New Delhi: Domestic demand is recovering well as mirrored by the performance of a host of high-frequency indicators. However, the prevailing global polycrisis is likely to impinge on our growth prospects too. Given the headwinds to domestic growth mainly emanating from the global uncertainties, the Reserve Bank of India (RBI) should consider moderating the pace of its monetary tightening from the earlier 50 basis points.
This was stated by Confederation of Indian Industry (CII) to the RBI regarding expectations on the forthcoming monetary policy. While CII is cognisant of the fact that RBI’s interest rate hikes of 190 basis points so far in this fiscal have been warranted to tame inflationary pressures, the corporate sector has now started to feel its adverse impact. CII’s analysis of results for 2000-odd companies in the second quarter (July-Sept 2022) shows that both the top-line and bottom-line has moderated on sequential and annual basis. Thus, moderation in pace of monetary tightening is the need of the hour.
However, given the sticky core inflation at around the 6%-mark, the RBI could consider hiking the key interest rates by an additional 25 to 35 basis points to tame inflation. Notwithstanding the recent moderation noted in CPI headline print in October 2022, the headline print continues to remain outside RBI’s target range for 10 consecutive months. Further, with a yawning gap existing between credit and deposit growth, an additional rate hike will incentivise savers, thus providing an impetus to deposit growth and help narrow the credit-deposit wedge.

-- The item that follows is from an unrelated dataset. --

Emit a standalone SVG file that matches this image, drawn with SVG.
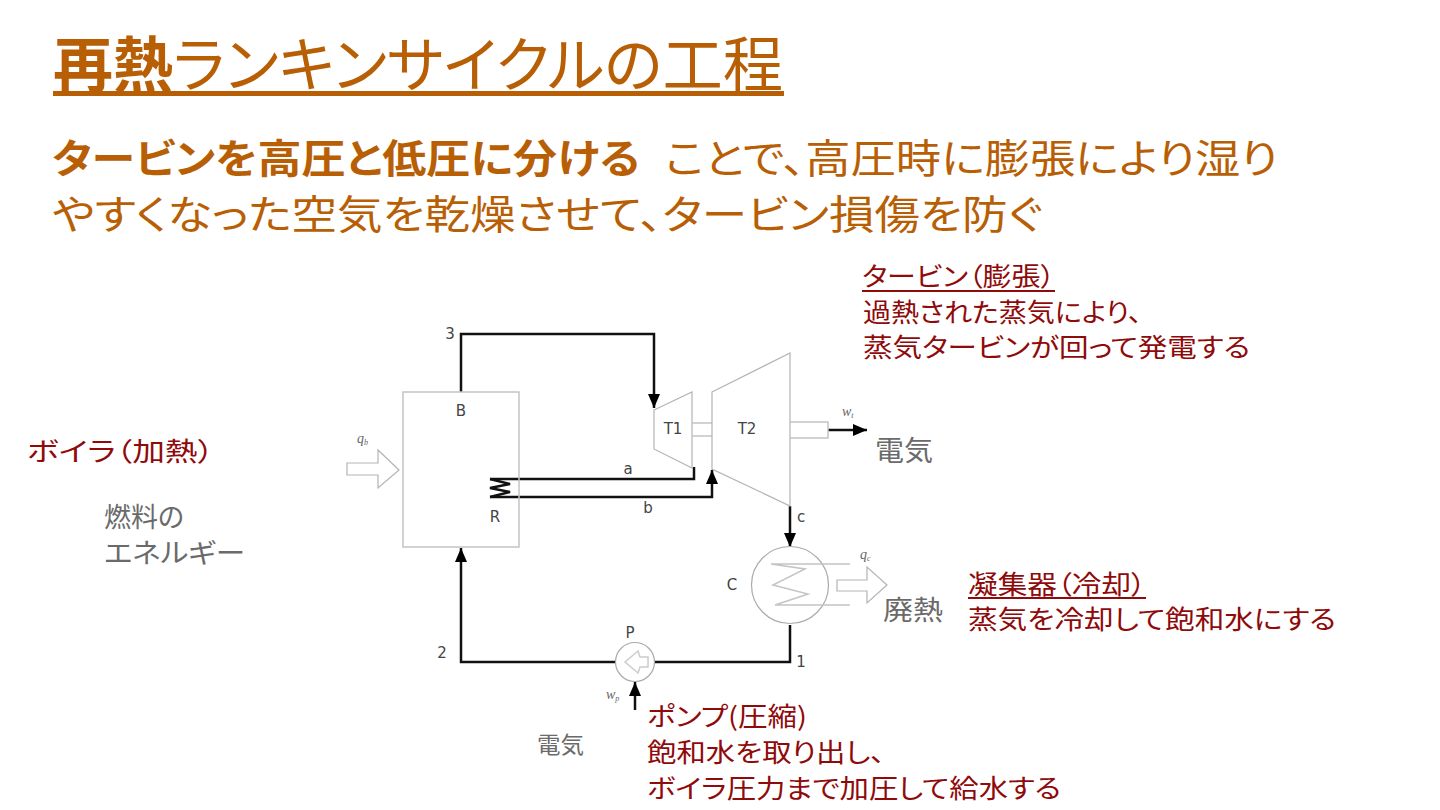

Further, with rising global risk aversion adversely impacting our foreign capital inflows, CII stated that it poses challenges for the financing of our current account deficit. In fact, we need to keep a watch on capital flows across all the three buckets, namely foreign direct investment (FDI), NRI flows and foreign portfolio flows (FPIs). High focus only on FPI numbers may not always provide a complete picture. ‘The incipient signs of domestic recovery need to be preserved to help accelerate movement towards a normalised growth scenario. As in the past, the RBI should use all the weapons in its arsenal to ensure that while through its actions inflationary expectations are well anchored, it should in no way muzzle the growth impulses’, CII highlighted.